RBAR is pronounced "ree-bar" and is a "Modenism" for Row-By-Agonizing-Row.
First step towards the paradigm shift of writing Set Based code:
________Stop thinking about what you want to do to a ROW... think, instead, of what you want to do to a COLUMN.

Change is inevitable... Change for the better is not.

Helpful Links:
How to post code problems
How to Post Performance Problems
Create a Tally Function (fnTally)

Randy Knight SSC-Addicted Points: 468 More actions · Answer 2

How is the UDF used? In a join or where clause predicate? Select list?

Mohammed Mohsin-392707 Mr or Mrs. 500 Points: 589 More actions · Answer 3

Mohammed Mohsin-392707

Mr or Mrs. 500

Points: 589

November 11, 2012 at 10:36 pm

#1558005

In a select list.

Thanks,

-Mohsin

Dave Ballantyne SSC-Dedicated Points: 33566 More actions · Answer 4

Since SQL Server is generally quite poor a string manipulation, the obvious thing to do would be to move this logic into the layer that is most approriate ie the SSIS task.

Will be a relatively trivial thing to do.

Clear Sky SQL
My Blog[/url]

Mohammed Mohsin-392707 Mr or Mrs. 500 Points: 589 More actions · Answer 5

I am using this SQL within the data flow task of SSIS package.

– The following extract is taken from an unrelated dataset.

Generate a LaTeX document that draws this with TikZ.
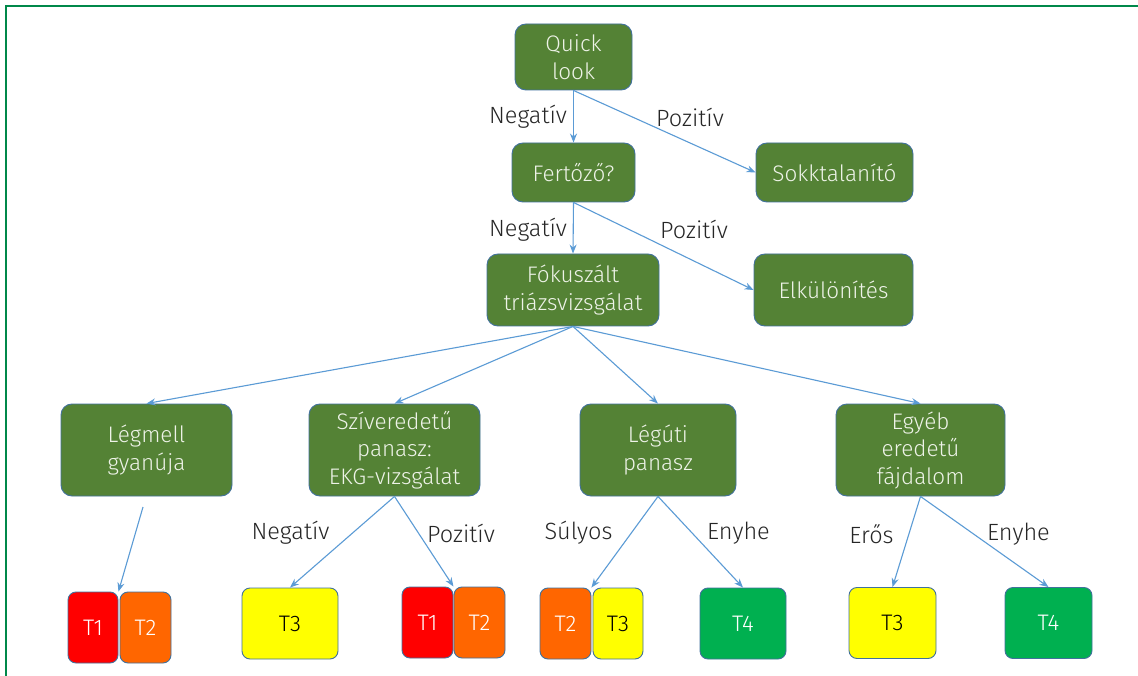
\documentclass[tikz,border=0pt]{standalone}
\usepackage{fontspec}
\setmainfont{Fira Sans}[UprightFont=* Light]
\usetikzlibrary{arrows.meta}
\definecolor{boxgreen}{HTML}{548235}
\definecolor{boxline}{HTML}{41719C}
\definecolor{boxtext}{HTML}{EEF3E8}
\definecolor{arrowblue}{HTML}{5B9BD5}
\definecolor{framegreen}{HTML}{00884A}
\definecolor{tred}{HTML}{FF0000}
\definecolor{torange}{HTML}{FF6600}
\definecolor{tyellow}{HTML}{FFFF00}
\definecolor{tgreen}{HTML}{00B050}
\definecolor{labeltext}{HTML}{262626}
\tikzset{
  gbox/.style={draw=boxline, line width=0.9pt, fill=boxgreen, rounded corners=11pt,
    text=boxtext, align=center, inner sep=0pt, font=\fontsize{22.5}{27.5}\selectfont},
  tbox/.style={draw=boxline, line width=0.9pt, rounded corners=8pt, inner sep=0pt,
    minimum height=71pt, font=\fontsize{22.5}{27}\selectfont},
  lbl/.style={text=labeltext, inner sep=0pt, font=\fontsize{23.5}{27}\selectfont},
  conn/.style={draw=arrowblue, line width=1.1pt, -{Stealth[length=9pt,width=7pt]}}
}
\begin{document}
\begin{tikzpicture}[x=1pt,y=-1pt]
\useasboundingbox (0,0) rectangle (1138,676);
\fill[white] (0,0) rectangle (1138,676);
\draw[framegreen, line width=2pt] (1138,6) -- (6,6) -- (6,676);

% main boxes
\node[gbox, minimum width=117pt, minimum height=66pt] (ql) at (573.5,57) {Quick\\look};
\node[gbox, minimum width=123pt, minimum height=59pt] (fer) at (573.5,172.5) {Fertőző?};
\node[gbox, minimum width=157pt, minimum height=59pt] (sok) at (834.5,172.5) {Sokktalanító};
\node[gbox, minimum width=172pt, minimum height=72pt] (fok) at (573,290) {Fókuszált\\triázsvizsgálat};
\node[gbox, minimum width=159pt, minimum height=72pt] (elk) at (833.5,290) {Elkülönítés};
\node[gbox, minimum width=171pt, minimum height=92pt] (leg) at (146.5,450) {Légmell\\gyanúja};
\node[gbox, minimum width=171pt, minimum height=92pt] (szi) at (394.5,450) {Szíveredetű\\panasz:\\EKG-vizsgálat};
\node[gbox, minimum width=156pt, minimum height=92pt] (lgu) at (658,450) {Légúti\\panasz};
\node[gbox, minimum width=169pt, minimum height=92pt] (egy) at (920.5,450) {Egyéb\\eredetű\\fájdalom};

% triage boxes
\node[tbox, fill=tred, text=white, minimum width=50pt] (lt1) at (93,627.5) {T1};
\node[tbox, fill=torange, text=white, minimum width=51pt] (lt2) at (145.5,627.5) {T2};
\node[tbox, fill=tyellow, text=black, minimum width=96pt] (st3) at (290,623.5) {T3};
\node[tbox, fill=tred, text=white, minimum width=51pt] (st1) at (427.5,622.5) {T1};
\node[tbox, fill=torange, text=white, minimum width=51pt] (st2) at (479.5,622.5) {T2};
\node[tbox, fill=torange, text=white, minimum width=51pt] (gt2) at (565.5,623.5) {T2};
\node[tbox, fill=tyellow, text=black, minimum width=50pt] (gt3) at (618,623.5) {T3};
\node[tbox, fill=tgreen, text=white, minimum width=86pt] (gt4) at (743,623.5) {T4};
\node[tbox, fill=tyellow, text=black, minimum width=87pt] (et3) at (892.5,623) {T3};
\node[tbox, fill=tgreen, text=white, minimum width=87pt] (et4) at (1048.5,623) {T4};

% labels
\node[lbl] (l1) at (528,117) {Negatív};
\node[lbl] (l2) at (690,117) {Pozitív};
\node[lbl] (l3) at (528,230) {Negatív};
\node[lbl] (l4) at (694,229) {Pozitív};
\node[lbl] (l5) at (290.5,533) {Negatív};
\node[lbl] (l6) at (461,533) {Pozitív};
\node[lbl] (l7) at (578.5,533) {Súlyos};
\node[lbl] (l8) at (738.5,533) {Enyhe};
\node[lbl] (l9) at (871.5,534) {Erős};
\node[lbl] (l10) at (1018.5,534) {Enyhe};

% connectors
\draw[conn] (ql.south) -- (fer.north);
\draw[conn] (ql.south) -- (sok.west);
\draw[conn] (fer.south) -- (fok.north);
\draw[conn] (fer.south) -- (elk.west);
\draw[conn] (fok.south) -- (leg.north);
\draw[conn] (fok.south) -- (szi.north);
\draw[conn] (fok.south) -- (lgu.north);
\draw[conn] (fok.south) -- (egy.north);
\coordinate (legfree) at (143,507);
\draw[conn] (legfree) -- (lt1.north east);
\draw[conn] (szi.south) -- (st3.north);
\draw[conn] (szi.south) -- (st1.north east);
\draw[conn] (lgu.south) -- (gt2.north east);
\draw[conn] (lgu.south) -- (gt4.north);
\draw[conn] (egy.south) -- (et3.north);
\draw[conn] (egy.south) -- (et4.north);
\end{tikzpicture}
\end{document}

I am doing simple select from a stage table and inserting into the base table. Wherever date coumns are there in stage, I am using UDF to validate and return.

Any quick things I can take a look? Changing any thing related to UDF is a huge task as it has been used in more than 500 locations.

Thanks,

-Mohsin

Jeff Moden SSC Guru Points: 1003863 More actions · Answer 6

Mohammed Mohsin-392707 (11/12/2012)
I am using this SQL within the data flow task of SSIS package. I am doing simple select from a stage table and inserting into the base table. Wherever date coumns are there in stage, I am using UDF to validate and return.
Any quick things I can take a look? Changing any thing related to UDF is a huge task as it has been used in more than 500 locations.
Thanks,
-Mohsin

Then create a new iTVF UDF just for this task to start with. The current UDF is a scalar UDF and will always be a performance problem.

--Jeff Moden

RBAR is pronounced "ree-bar" and is a "Modenism" for Row-By-Agonizing-Row.
First step towards the paradigm shift of writing Set Based code:
________Stop thinking about what you want to do to a ROW... think, instead, of what you want to do to a COLUMN.

Change is inevitable... Change for the better is not.

Helpful Links:
How to post code problems
How to Post Performance Problems
Create a Tally Function (fnTally)

Randy Knight SSC-Addicted Points: 468 More actions · Answer 7

I agree with Jeff. Or for that matter since this is just in the select list, that scalar function can be turned into a case statement very easily.